The origin of American Prosthetics & Orthotics Inc. (APO) dates back to 1958 when Ron Cheney, CPO, began his career in the Des Moines office of the Minnesota-based Winkley Artificial Limb Co.
Winkley spun off several of its branches in 1964, including Iowa, and sold them to Bob Gruman and John Hendrickson of the firm, American Prosthetics. Branch offices included Minneapolis, Buffalo, N.Y., LaCrosse, Wis., Wichita, Des Moines, Davenport, and Fort Lauderdale, Fla.
In 1972, Cheney along with Rollie Daniels, Harold Miller and Bob Buffington had an opportunity to purchase Davenport, Des Moines, Fort Lauderdale, and Buffalo. They retained the name American Prosthetics. Eventually, the Fort Lauderdale office was closed and the Buffalo office sold to another company.
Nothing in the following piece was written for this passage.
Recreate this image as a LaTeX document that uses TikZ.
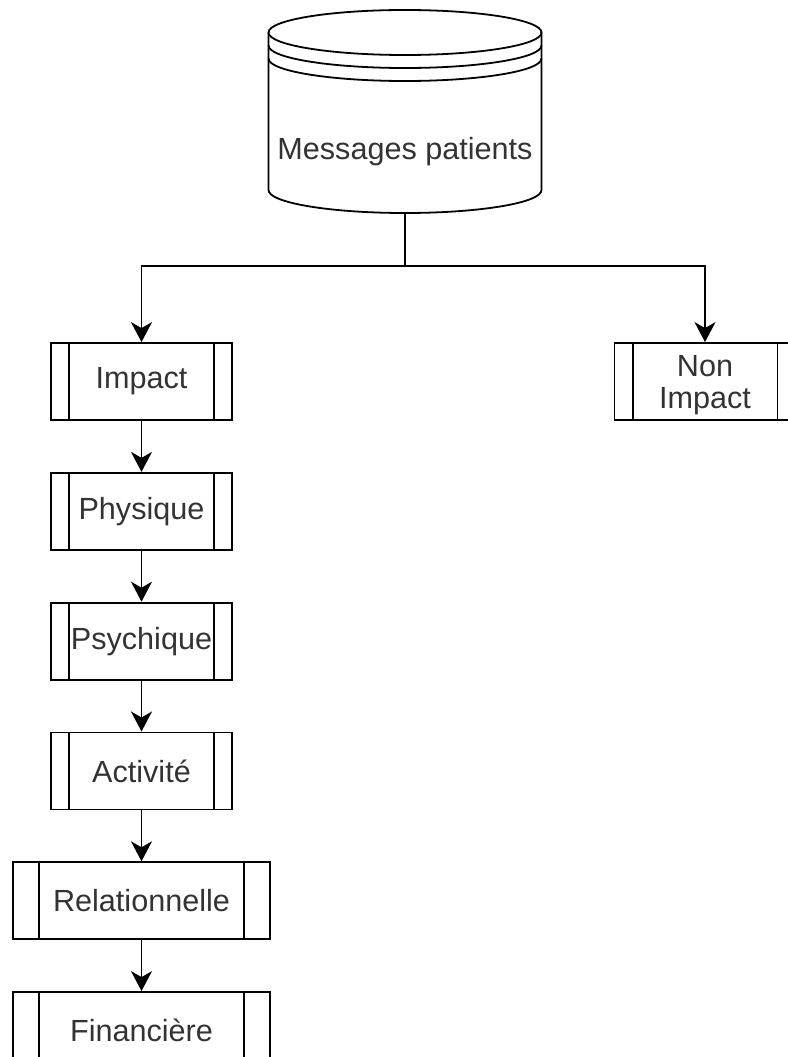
\documentclass[tikz,border=0pt]{standalone}
\usepackage{fontspec}
\setmainfont{Liberation Sans}
\usepackage{tikz}
\usetikzlibrary{arrows.meta, positioning, calc}
\definecolor{txtgray}{RGB}{51,51,51}

\begin{document}
\begin{tikzpicture}[x=1pt, y=1pt, line width=1.8pt,
    font=\fontsize{30.6}{32}\selectfont, node distance=51pt,
    procbox/.style={draw, minimum width=181pt, minimum height=77pt,
      inner sep=0pt, text=txtgray, align=center,
      path picture={
        \draw ($(path picture bounding box.north west)!0.1!(path picture bounding box.north east)$)
           -- ($(path picture bounding box.south west)!0.1!(path picture bounding box.south east)$);
        \draw ($(path picture bounding box.north east)!0.1!(path picture bounding box.north west)$)
           -- ($(path picture bounding box.south east)!0.1!(path picture bounding box.south west)$);
      }},
    widebox/.style={procbox, minimum width=257pt},
    flow/.style={-{Stealth[length=20pt, width=21pt, inset=6pt]}}]
  \useasboundingbox (0,0) rectangle (787,-1057);

  % data store
  \draw (268.5,-32.5) -- (268.5,-190)
    arc[start angle=180, end angle=360, x radius=136.5, y radius=23]
    -- (541.5,-32.5);
  \draw (405,-32.5) ellipse[x radius=136.5, y radius=22.5];
  \foreach \d in {13,26}
    \draw (268.5,-32.5-\d) arc[start angle=180, end angle=360, x radius=136.5, y radius=22.5];
  \node[text=txtgray] (msg) at (405,-152) {Messages patients};
  \coordinate (msgbot) at (405,-213);
  \coordinate (split) at (405,-266);

  \node[procbox] (impact) at (141.5,-381.5) {Impact};
  \node[procbox] (nonimpact) at (705,-381.5)
    {\raisebox{-5pt}[\height][\depth]{\begin{tabular}{@{}c@{}}Non\\Impact\end{tabular}}};
  \node[procbox, below=of impact] (physique) {Physique};
  \node[procbox, below=of physique] (psychique) {Psychique};
  \node[procbox, below=of psychique] (activite) {Activité};
  \node[widebox, below=of activite] (relation) {Relationnelle};
  \node[widebox, below=of relation] (financiere) {Financière};

  \draw[flow] (msgbot) -- (split) -| (impact.north);
  \draw[flow] (split) -| (nonimpact.north);
  \foreach \a/\b in {impact/physique, physique/psychique, psychique/activite,
                     activite/relation, relation/financiere}
    \draw[flow] (\a) -- (\b);
\end{tikzpicture}
\end{document}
After Buffington’s death, Cheney and Miller became owners in 1979, purchasing Daniels’ shares. When Harold Miller passed in 1988, Ron Cheney became the sole owner. In 1998, American Prosthetics changes its name to American Prosthetics and Orthotics, reflecting the expanded services of the company.
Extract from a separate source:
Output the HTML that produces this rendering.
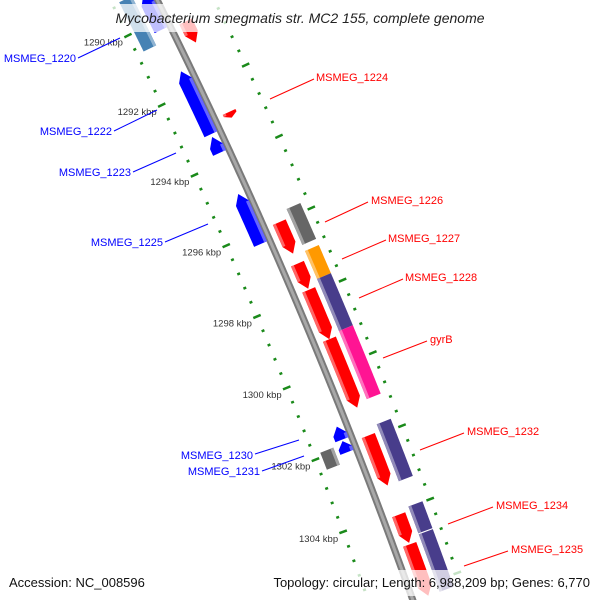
<!DOCTYPE html>
<html><head><meta charset="utf-8"><style>
html,body{margin:0;padding:0;background:#fff;width:600px;height:600px;overflow:hidden}
svg{display:block;overflow:hidden}
text{font-family:"Liberation Sans",sans-serif}
</style></head><body>
<svg id="map" width="600" height="600" viewBox="0 0 600 600" xmlns="http://www.w3.org/2000/svg">
<defs><clipPath id="frame"><rect x="0" y="0" width="600" height="600"/></clipPath></defs>
<g clip-path="url(#frame)">
<g id="ticks"></g>
<g id="feat"></g>
<g id="labels"></g>
</g>
<rect x="88" y="4" width="424" height="28" fill="#fff" fill-opacity="0.75"/>
<text x="300" y="23" text-anchor="middle" font-size="14" font-style="italic" fill="#222">Mycobacterium smegmatis str. MC2 155, complete genome</text>
<rect x="4" y="570" width="150" height="26" fill="#fff" fill-opacity="0.75"/>
<rect x="255" y="570" width="340" height="26" fill="#fff" fill-opacity="0.75"/>
<text x="9" y="587" font-size="13" fill="#111">Accession: NC_008596</text>
<text x="590" y="587" text-anchor="end" font-size="13" fill="#111">Topology: circular; Length: 6,988,209 bp; Genes: 6,770</text>
</svg>
<script>
// data (kbp)
const fwdStart = [1290.33, 1292.9, 1296.0, 1297.16, 1297.89, 1299.26, 1301.92, 1304.09, 1304.9];
const fwdEnd   = [1290.93, 1293.06, 1296.88, 1297.86, 1299.26, 1301.15, 1303.29, 1304.86, 1306.3];
const revStart = [1289.23, 1291.43, 1293.3, 1294.91, 1301.41, 1301.81];
const revEnd   = [1290.25, 1293.22, 1293.75, 1296.32, 1301.77, 1302.12];
const cogFwdStart = [1295.77, 1296.94, 1297.72, 1299.16, 1301.73, 1303.98, 1304.74];
const cogFwdEnd   = [1296.77, 1297.72, 1299.16, 1301.04, 1303.29, 1304.71, 1306.3];
const cogFwdColor = ["#666666","#ff9900","#483d8b","#ff1493","#483d8b","#483d8b","#483d8b"];
const cogRevStart = [1289.13, 1301.88];
const cogRevEnd   = [1290.55, 1302.35];
const cogRevColor = ["#4682b4","#666666"];
const majorTicks = [1290,1292,1294,1296,1298,1300,1302,1304,1306];
const tickLabels = ["1290 kbp","1292 kbp","1294 kbp","1296 kbp","1298 kbp","1300 kbp","1302 kbp","1304 kbp","1306 kbp"];
const leftLabels = [["MSMEG_1220",76,62,78,58,120,38],["MSMEG_1222",112,135,114,131,157,110],["MSMEG_1223",131,176,133,172,176,153],["MSMEG_1225",163,246,165,242,208,224],["MSMEG_1230",253,459,255,454,299,440],["MSMEG_1231",260,475,262,471,304,456]];
const rightLabels = [["MSMEG_1224",316,81,270,99,314,79],["MSMEG_1226",371,204,325,222,368,202],["MSMEG_1227",388,242,342,259,386,240],["MSMEG_1228",405,281,359,298,403,279],["gyrB",430,343,383,358,427,341],["MSMEG_1232",467,435,420,450,464,433],["MSMEG_1234",496,509,448,524,493,507],["MSMEG_1235",511,553,464,566,508,551]];

const CX=-4731, CY=2437, RIN=5420, RBB=5462, ROUT=5513;
function ang(bp){return (-26.30+(bp-1290)*0.4086)*Math.PI/180;}
function pt(bp,r){const a=ang(bp);return [CX+r*Math.cos(a),CY+r*Math.sin(a)];}
const NS="http://www.w3.org/2000/svg";
function mk(tag,attrs,parent){const e=document.createElementNS(NS,tag);for(const k in attrs)e.setAttribute(k,attrs[k]);parent.appendChild(e);return e;}
function arcPts(s,e,r){const out=[];const n=Math.max(2,Math.ceil((e-s)/0.05));for(let i=0;i<=n;i++)out.push(pt(s+(e-s)*i/n,r));return out;}
function poly(points){return "M"+points.map(p=>p[0].toFixed(2)+","+p[1].toFixed(2)).join("L")+"Z";}

const tg=document.getElementById('ticks'), fg=document.getElementById('feat'), lg=document.getElementById('labels');
const bb=arcPts(1288,1307,RBB);
const bbd="M"+bb.map(p=>p[0].toFixed(2)+","+p[1].toFixed(2)).join("L");
let e=mk('path',{d:bbd,stroke:"#7a7a7a","stroke-width":7,fill:"none"},fg);


e=mk('path',{d:bbd,stroke:"#a8a8a8","stroke-width":3,fill:"none"},fg);



[RIN,ROUT].forEach((R,ri)=>{
  for(let k=0;k<=45;k++){
    const bp=1288+k*0.4;
    const isMaj=Math.abs(bp/2-Math.round(bp/2))<1e-6;
    const half=isMaj?4:1.5;
    const a=pt(bp,R-half),b=pt(bp,R+half);
    const l=mk('line',{x1:a[0],y1:a[1],x2:b[0],y2:b[1],stroke:"#1a8a1a","stroke-width":2.5},tg);
    
    
  }
});
majorTicks.forEach((bp,i)=>{
  const p=pt(bp,RIN);
  const t=mk('text',{x:p[0]-5,y:p[1]+10,"text-anchor":"end","font-size":"9.5",fill:"#333"},tg);
  t.textContent=tickLabels[i];
  
  
});

function lighten(c){const n=parseInt(c.slice(1),16);let r=n>>16,g=(n>>8)&255,b=n&255;r=Math.round(r+(255-r)*0.4);g=Math.round(g+(255-g)*0.4);b=Math.round(b+(255-b)*0.4);return "rgb("+r+","+g+","+b+")";}
function arrow(s,e,r0,r1,color,dir,name){
  const h=Math.min(0.26,(e-s)*0.6), mid=(r0+r1)/2;
  let pts;
  if(dir>0){pts=arcPts(s,e-h,r1).concat([pt(e,mid)]).concat(arcPts(s,e-h,r0).reverse());}
  else{pts=[pt(s,mid)].concat(arcPts(s+h,e,r1)).concat(arcPts(s+h,e,r0).reverse());}
  const p=mk('path',{d:poly(pts),fill:color},fg);
  
  
  const a0=dir>0?s:s+h, a1=dir>0?e-h:e;
  const ra=dir>0?r0:r1-3, rb=dir>0?r0+3:r1;
  const st=mk('path',{d:poly(arcPts(a0,a1,rb).concat(arcPts(a0,a1,ra).reverse())),fill:lighten(color)},fg);
  
  
}
function box(s,e,r0,r1,color,side,name){
  const p=mk('path',{d:poly(arcPts(s,e,r1).concat(arcPts(s,e,r0).reverse())),fill:color},fg);
  
  
  const ra=side>0?r0:r1-3, rb=side>0?r0+3:r1;
  const st=mk('path',{d:poly(arcPts(s,e,rb).concat(arcPts(s,e,ra).reverse())),fill:lighten(color)},fg);
  
  
}
fwdStart.forEach((s,i)=>arrow(s,fwdEnd[i],5471,5485,"#ff0000",1,'forward-gene'));
revStart.forEach((s,i)=>arrow(s,revEnd[i],5445,5459,"#0000ff",-1,'reverse-gene'));
cogFwdStart.forEach((s,i)=>box(s,cogFwdEnd[i],5490,5505,cogFwdColor[i],1,'forward-cog-feature'));
cogRevStart.forEach((s,i)=>box(s,cogRevEnd[i],5427,5441,cogRevColor[i],-1,'reverse-cog-feature'));

function label(L,color,anchor){
  const ln=mk('line',{x1:L[3],y1:L[4],x2:L[5],y2:L[6],stroke:color,"stroke-width":1},lg);
  
  
  const t=mk('text',{x:L[1],y:L[2],"text-anchor":anchor,"font-size":"11",fill:color},lg);
  t.textContent=L[0];
  
  
}
leftLabels.forEach(L=>label(L,"#0000ff","end"));
rightLabels.forEach(L=>label(L,"#ff0000","start"));
</script>
</body></html>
From early on, Ron was committed to making APO the best. He built a strong company with an outstanding, clinically-experienced staff and embraced the latest in technology and manufacturing equipment. Although many technologies come from the major manufacturers, the prosthetist-orthotist also has to be creative when meeting the unique needs of a patient. An example of this was in the 1970s when APO practitioners Don Shurr, CPO, PT, and Harold Miller, CPO, designed the Iowa Knee Orthosis, a custom-made device that provides maximum support while allowing a relatively normal amount of flexion above the lax knee joint. A clinical paper published by Shurr, Miller, John Albright M.D., and Harley Feldick, M.D., from the University of Iowa, outlined its effectiveness.
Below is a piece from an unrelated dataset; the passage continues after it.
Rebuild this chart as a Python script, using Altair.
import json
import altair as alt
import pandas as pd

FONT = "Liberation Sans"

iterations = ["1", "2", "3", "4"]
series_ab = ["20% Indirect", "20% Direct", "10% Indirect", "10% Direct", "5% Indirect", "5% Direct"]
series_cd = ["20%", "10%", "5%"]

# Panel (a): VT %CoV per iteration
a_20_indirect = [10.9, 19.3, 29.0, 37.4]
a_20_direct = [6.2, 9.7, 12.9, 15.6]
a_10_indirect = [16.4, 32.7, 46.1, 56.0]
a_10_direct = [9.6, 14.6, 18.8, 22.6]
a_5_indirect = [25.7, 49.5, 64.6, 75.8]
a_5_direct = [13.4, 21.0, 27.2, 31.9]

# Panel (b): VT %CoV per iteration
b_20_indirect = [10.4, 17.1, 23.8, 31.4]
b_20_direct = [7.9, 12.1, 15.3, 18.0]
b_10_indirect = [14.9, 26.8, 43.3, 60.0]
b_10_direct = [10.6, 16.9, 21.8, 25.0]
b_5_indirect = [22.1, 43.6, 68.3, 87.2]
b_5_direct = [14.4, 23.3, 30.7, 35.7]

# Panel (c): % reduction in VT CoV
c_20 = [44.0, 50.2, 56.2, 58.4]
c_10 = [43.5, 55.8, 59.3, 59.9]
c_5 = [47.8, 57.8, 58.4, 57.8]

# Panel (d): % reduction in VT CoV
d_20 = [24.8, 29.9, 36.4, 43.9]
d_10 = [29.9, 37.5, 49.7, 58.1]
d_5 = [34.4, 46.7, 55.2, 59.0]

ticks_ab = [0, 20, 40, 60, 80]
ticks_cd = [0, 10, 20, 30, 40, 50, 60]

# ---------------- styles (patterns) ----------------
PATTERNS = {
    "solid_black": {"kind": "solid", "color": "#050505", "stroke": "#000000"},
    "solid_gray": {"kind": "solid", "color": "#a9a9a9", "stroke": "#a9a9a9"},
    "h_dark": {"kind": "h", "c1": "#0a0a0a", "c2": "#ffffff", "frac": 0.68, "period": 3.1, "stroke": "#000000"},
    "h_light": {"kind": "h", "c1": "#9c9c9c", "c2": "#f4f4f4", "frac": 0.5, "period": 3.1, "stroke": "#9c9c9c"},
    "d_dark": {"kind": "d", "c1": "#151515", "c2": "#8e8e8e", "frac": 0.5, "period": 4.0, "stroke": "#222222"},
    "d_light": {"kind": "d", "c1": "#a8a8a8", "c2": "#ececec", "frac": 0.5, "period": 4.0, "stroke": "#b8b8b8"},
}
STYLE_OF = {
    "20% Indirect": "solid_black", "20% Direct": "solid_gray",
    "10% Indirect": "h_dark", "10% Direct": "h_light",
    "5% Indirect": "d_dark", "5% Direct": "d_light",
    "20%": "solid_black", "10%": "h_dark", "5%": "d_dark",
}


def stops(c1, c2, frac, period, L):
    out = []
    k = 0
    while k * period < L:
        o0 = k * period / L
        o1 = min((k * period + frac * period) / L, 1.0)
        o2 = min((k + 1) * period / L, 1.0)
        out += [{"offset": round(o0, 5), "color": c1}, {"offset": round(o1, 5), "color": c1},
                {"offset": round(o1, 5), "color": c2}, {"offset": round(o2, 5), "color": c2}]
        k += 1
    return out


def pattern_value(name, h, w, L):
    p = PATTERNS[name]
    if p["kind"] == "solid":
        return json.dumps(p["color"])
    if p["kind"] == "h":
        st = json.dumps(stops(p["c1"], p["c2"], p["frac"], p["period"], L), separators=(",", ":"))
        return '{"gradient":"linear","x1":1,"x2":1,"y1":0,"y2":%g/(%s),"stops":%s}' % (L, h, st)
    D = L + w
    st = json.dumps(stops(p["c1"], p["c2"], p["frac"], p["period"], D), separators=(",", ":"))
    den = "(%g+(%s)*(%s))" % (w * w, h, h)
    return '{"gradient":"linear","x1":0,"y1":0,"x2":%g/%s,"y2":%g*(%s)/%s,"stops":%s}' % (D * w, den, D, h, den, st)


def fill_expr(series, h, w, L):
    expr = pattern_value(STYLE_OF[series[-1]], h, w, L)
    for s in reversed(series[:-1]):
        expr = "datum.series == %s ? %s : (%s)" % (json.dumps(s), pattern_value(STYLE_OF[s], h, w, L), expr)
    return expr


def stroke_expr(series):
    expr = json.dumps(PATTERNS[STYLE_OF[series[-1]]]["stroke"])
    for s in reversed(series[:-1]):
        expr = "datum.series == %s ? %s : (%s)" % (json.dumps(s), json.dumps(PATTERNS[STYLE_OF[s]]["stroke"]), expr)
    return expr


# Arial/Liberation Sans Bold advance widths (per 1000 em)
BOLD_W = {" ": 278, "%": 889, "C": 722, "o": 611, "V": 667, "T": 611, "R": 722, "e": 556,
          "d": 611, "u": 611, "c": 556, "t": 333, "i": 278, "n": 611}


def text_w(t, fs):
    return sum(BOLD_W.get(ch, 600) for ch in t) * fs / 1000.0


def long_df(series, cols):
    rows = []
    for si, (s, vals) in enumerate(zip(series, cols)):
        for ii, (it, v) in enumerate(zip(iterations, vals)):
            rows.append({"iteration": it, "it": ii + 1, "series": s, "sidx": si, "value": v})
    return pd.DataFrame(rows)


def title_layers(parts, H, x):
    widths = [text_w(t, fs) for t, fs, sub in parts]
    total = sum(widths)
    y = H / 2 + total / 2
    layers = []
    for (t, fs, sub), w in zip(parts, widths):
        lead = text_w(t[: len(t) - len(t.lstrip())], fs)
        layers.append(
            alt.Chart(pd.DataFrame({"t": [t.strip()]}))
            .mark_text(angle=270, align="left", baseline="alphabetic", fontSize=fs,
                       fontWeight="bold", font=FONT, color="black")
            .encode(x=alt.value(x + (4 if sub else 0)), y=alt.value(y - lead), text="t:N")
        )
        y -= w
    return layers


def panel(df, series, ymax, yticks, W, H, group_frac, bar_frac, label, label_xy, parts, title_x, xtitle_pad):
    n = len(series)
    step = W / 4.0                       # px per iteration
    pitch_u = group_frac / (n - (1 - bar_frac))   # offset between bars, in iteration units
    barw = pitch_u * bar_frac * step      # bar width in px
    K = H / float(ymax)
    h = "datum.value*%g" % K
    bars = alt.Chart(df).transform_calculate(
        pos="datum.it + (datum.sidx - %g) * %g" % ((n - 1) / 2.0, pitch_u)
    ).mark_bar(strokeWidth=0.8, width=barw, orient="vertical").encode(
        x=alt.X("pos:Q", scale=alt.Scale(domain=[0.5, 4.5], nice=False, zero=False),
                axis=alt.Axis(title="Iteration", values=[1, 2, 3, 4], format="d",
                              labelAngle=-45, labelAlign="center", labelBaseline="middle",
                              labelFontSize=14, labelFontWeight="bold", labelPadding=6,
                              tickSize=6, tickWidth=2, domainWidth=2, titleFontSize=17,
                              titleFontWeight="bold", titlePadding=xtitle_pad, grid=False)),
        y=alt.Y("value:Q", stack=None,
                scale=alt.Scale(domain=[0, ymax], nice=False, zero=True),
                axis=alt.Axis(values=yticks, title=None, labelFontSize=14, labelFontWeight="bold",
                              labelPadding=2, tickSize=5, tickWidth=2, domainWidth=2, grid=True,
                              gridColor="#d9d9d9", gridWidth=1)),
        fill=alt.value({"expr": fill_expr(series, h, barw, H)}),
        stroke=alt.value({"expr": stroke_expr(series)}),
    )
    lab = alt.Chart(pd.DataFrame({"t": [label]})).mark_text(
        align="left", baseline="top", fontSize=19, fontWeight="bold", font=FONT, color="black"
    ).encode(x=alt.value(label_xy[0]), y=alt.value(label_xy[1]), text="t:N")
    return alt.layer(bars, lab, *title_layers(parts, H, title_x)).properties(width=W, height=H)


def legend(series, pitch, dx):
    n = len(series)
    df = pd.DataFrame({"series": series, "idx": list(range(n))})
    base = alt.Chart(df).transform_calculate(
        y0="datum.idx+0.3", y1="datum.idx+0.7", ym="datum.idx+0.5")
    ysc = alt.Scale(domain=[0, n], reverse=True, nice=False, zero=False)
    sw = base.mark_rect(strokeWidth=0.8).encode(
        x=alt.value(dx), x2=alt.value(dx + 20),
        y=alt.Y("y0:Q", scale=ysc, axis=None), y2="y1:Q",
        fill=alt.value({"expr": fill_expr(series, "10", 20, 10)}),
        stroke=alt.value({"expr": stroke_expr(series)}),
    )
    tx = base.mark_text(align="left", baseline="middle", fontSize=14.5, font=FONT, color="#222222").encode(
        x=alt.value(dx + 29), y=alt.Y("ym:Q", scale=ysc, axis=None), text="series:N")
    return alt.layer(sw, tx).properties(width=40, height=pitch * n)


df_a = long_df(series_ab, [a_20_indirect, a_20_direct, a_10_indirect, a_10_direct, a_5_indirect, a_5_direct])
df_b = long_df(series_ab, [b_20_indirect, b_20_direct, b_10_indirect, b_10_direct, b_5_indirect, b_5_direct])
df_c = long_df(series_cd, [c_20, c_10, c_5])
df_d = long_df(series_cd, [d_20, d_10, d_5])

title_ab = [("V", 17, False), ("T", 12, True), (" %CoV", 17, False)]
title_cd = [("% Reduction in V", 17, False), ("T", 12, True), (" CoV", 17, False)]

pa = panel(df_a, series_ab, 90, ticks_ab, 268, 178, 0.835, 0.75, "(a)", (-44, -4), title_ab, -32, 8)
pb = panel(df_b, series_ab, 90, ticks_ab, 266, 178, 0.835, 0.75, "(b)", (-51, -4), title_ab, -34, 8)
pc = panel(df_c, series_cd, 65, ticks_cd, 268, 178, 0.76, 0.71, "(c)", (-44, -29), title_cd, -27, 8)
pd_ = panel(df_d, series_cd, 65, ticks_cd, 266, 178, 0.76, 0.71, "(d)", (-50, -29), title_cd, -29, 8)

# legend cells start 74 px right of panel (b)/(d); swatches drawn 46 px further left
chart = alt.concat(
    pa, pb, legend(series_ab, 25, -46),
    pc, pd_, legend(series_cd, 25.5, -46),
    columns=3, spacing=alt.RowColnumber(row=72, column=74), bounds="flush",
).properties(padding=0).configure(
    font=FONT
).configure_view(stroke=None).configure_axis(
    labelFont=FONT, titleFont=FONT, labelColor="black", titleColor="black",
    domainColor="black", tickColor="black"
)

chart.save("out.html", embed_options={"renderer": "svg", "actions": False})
Shurr also co-authored “Prosthetics and Orthotics,” (2006), an educational volume for therapists, nurses, and physicians.
A Snapshot of Growth and Change
- The Des Moines office was a merger between Palm Orthopedic Appliance Company and American Prosthetics. In June 1965, the two businesses moved to the 2733 6th St. location where it remained until the flood of 1993. After remodeling, the office remained open for two more years.
- In 1988 the Plaza office was open at Iowa Methodist Medical Center. Prior to that, the Des Moines staff had commuted to Younker Rehabilitation Center seeing patients daily since the early 1960s. At Younker, the staff worked with Dr. William DeGravelles, a pioneer in Physical Medicine and Rehab, seeing polio patients from around the world. Dr. DeGravelles was a polio patient himself.
- In 1995, APO built its current corporate/patient care facility at 1250 NW 142nd St. in Clive. The building encompasses 18,000 square feet.
Iowa City/University of Iowa
- The Des Moines staff begins a relationship with the University of Iowa VA Clinics in 1968.
- In 1970, the Muscatine Avenue office is opened.
- In 1985, APO leases space for an office at the University of Iowa Hospitals and Clinics.
- In 2009, APO opened a clinic at the University of Iowa Sports Medicine Center. As part of Iowa’s only comprehensive academic medical center, APO and the Center’s faculty and staff are providing high-quality orthopaedics, sports medicine, imaging, and rehabilitation services.
- The Davenport office had several locations throughout the years including Rockingham Road, Kimball Avenue, and Lombard Avenue, before its current location at West Central Avenue (Genesis Medical Center-West).
- Satellite offices opened in Burlington in 1996 and in Moline in 2013.
- In 2009, the Quad City offices were served by a new fabrication facility at 581 East 53rd St.
- The Ames office, a full-service facility opened in 2014. Among the prosthetic services available are prosthetic consultations, immediate post-surgical dressings, lower-limb prostheses, partial-foot prostheses, and upper-limb prostheses (body powered and myolectric). Orthotic services available include orthotic consultations, lower-limb orthoses, custom shoes, foot orthoses, fracture orthoses, upper-limb orthoses, and post-surgical spinal orthoses.
Today APO employs more than 70 full-time employees, including two dozen certified and licensed orthotists, prosthetists, and pedorthists. APO also maintains a strong residency program, welcoming prosthetic and orthotic program graduates as residents, working under the tutelage of certified professionals. APO is an approved Resident Facility by the National Commission on Orthotic and Prosthetic Education (NCOPE).
Two generations of the Cheney family are experienced clinicians. Gary Cheney, CPO, LPO, FAAOP, Ron’s brother, is Director of Compliance and Patient Services. He specializes in lower-extremity prosthetics. Rod Cheney, CPO, LPO, Ron’s son, is Executive Vice President and oversees operations. Brent Cheney, CO, LO, also Ron’s son, is Director of Material Management. Ron’s wife, Rikki, is Director of Internal Affairs.